Aim –
Write the lines out again, from the top of the material to the line containing "minimum width=472pt, minimum", pictures excluded.
########
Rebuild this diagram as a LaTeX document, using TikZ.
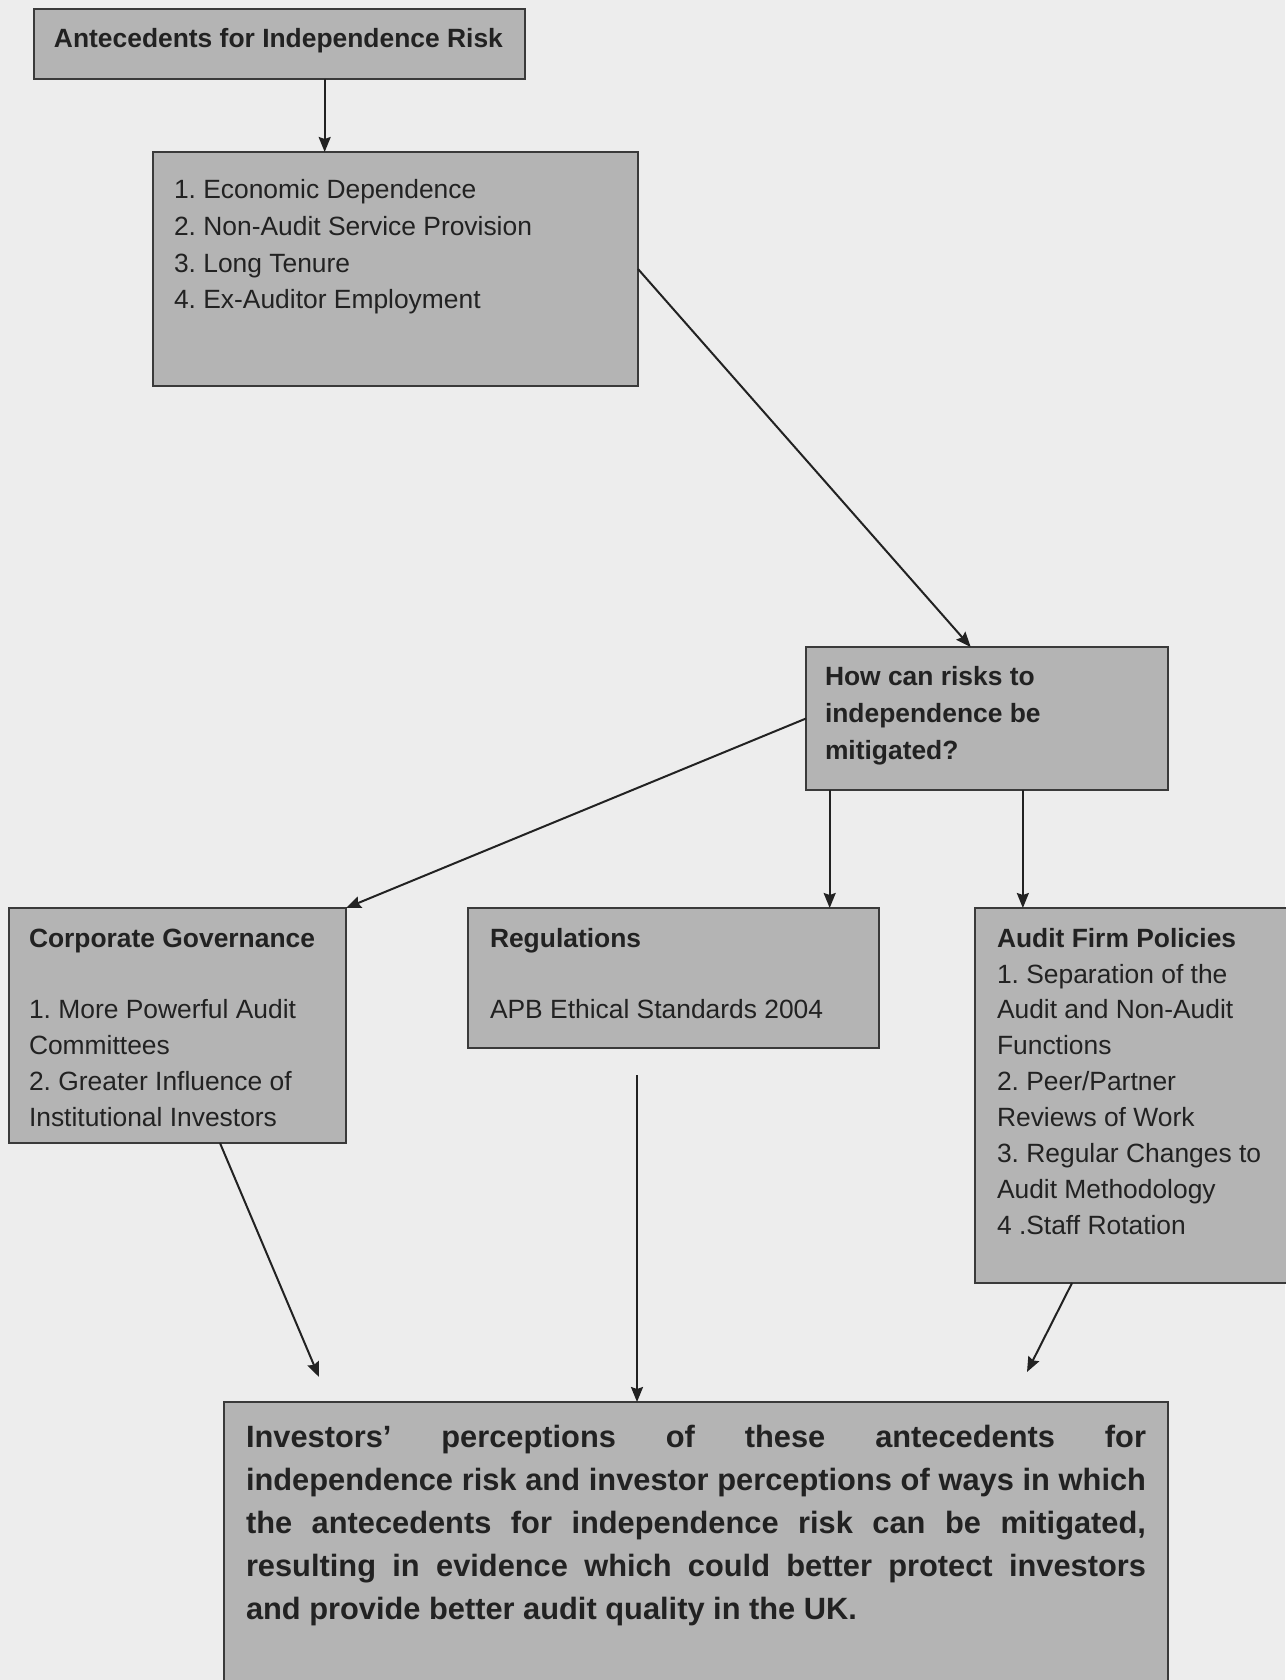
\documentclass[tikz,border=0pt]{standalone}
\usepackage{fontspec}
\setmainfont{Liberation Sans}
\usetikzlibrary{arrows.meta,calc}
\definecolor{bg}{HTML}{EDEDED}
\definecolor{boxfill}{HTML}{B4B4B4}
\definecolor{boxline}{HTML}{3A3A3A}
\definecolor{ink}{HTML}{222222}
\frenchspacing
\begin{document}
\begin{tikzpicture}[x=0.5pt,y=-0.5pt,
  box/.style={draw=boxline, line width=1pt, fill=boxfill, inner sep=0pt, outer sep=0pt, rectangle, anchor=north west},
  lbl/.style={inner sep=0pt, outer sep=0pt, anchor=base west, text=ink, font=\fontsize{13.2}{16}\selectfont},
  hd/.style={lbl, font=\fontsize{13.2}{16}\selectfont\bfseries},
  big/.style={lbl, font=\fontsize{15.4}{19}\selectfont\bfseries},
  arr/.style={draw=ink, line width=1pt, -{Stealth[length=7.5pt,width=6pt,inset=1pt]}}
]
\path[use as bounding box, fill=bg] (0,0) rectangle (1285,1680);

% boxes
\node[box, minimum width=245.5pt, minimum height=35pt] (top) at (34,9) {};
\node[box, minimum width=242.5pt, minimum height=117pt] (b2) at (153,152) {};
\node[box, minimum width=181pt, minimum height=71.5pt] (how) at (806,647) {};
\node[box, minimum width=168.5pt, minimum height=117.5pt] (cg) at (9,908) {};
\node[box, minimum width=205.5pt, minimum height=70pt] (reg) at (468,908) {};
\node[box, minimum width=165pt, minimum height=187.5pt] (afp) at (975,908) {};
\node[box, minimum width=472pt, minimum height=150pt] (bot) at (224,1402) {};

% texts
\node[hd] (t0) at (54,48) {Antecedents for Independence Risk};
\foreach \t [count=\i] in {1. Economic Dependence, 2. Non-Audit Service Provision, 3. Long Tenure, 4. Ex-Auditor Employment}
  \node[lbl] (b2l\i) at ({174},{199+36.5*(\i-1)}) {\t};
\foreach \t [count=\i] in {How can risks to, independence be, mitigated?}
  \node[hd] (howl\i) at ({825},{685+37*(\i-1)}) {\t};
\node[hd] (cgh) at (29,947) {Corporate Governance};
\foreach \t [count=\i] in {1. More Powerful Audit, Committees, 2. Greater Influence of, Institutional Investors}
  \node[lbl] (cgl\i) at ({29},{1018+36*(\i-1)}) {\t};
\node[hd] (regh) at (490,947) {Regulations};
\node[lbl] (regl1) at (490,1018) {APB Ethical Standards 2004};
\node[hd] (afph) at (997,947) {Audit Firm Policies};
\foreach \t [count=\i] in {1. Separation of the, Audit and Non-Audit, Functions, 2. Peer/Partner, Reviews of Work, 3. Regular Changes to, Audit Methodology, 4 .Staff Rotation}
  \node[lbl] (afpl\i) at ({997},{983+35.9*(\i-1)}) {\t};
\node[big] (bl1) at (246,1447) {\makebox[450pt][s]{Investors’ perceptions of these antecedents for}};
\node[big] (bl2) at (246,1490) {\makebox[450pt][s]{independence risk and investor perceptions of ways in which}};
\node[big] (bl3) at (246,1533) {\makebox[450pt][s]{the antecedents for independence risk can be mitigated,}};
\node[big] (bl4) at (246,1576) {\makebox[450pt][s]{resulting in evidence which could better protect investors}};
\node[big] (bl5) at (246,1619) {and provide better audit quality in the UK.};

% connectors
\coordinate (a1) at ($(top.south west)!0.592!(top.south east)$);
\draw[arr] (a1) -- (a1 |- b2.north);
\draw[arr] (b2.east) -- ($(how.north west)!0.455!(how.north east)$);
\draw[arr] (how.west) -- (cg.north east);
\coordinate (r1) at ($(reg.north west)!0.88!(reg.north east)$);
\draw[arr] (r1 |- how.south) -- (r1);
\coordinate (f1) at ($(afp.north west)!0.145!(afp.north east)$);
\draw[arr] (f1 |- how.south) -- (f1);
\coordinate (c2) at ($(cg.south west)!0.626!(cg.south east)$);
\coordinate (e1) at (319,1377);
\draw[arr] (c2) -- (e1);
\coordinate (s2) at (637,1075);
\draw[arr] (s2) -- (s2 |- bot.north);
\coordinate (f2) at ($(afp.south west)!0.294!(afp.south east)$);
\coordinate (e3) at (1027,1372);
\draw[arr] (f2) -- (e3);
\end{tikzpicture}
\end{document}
########
Expected answer –
Rebuild this diagram as a LaTeX document, using TikZ.
\documentclass[tikz,border=0pt]{standalone}
\usepackage{fontspec}
\setmainfont{Liberation Sans}
\usetikzlibrary{arrows.meta,calc}
\definecolor{bg}{HTML}{EDEDED}
\definecolor{boxfill}{HTML}{B4B4B4}
\definecolor{boxline}{HTML}{3A3A3A}
\definecolor{ink}{HTML}{222222}
\frenchspacing
\begin{document}
\begin{tikzpicture}[x=0.5pt,y=-0.5pt,
  box/.style={draw=boxline, line width=1pt, fill=boxfill, inner sep=0pt, outer sep=0pt, rectangle, anchor=north west},
  lbl/.style={inner sep=0pt, outer sep=0pt, anchor=base west, text=ink, font=\fontsize{13.2}{16}\selectfont},
  hd/.style={lbl, font=\fontsize{13.2}{16}\selectfont\bfseries},
  big/.style={lbl, font=\fontsize{15.4}{19}\selectfont\bfseries},
  arr/.style={draw=ink, line width=1pt, -{Stealth[length=7.5pt,width=6pt,inset=1pt]}}
]
\path[use as bounding box, fill=bg] (0,0) rectangle (1285,1680);

% boxes
\node[box, minimum width=245.5pt, minimum height=35pt] (top) at (34,9) {};
\node[box, minimum width=242.5pt, minimum height=117pt] (b2) at (153,152) {};
\node[box, minimum width=181pt, minimum height=71.5pt] (how) at (806,647) {};
\node[box, minimum width=168.5pt, minimum height=117.5pt] (cg) at (9,908) {};
\node[box, minimum width=205.5pt, minimum height=70pt] (reg) at (468,908) {};
\node[box, minimum width=165pt, minimum height=187.5pt] (afp) at (975,908) {};
\node[box, minimum width=472pt, minimum height=150pt] (bot) at (224,1402) {};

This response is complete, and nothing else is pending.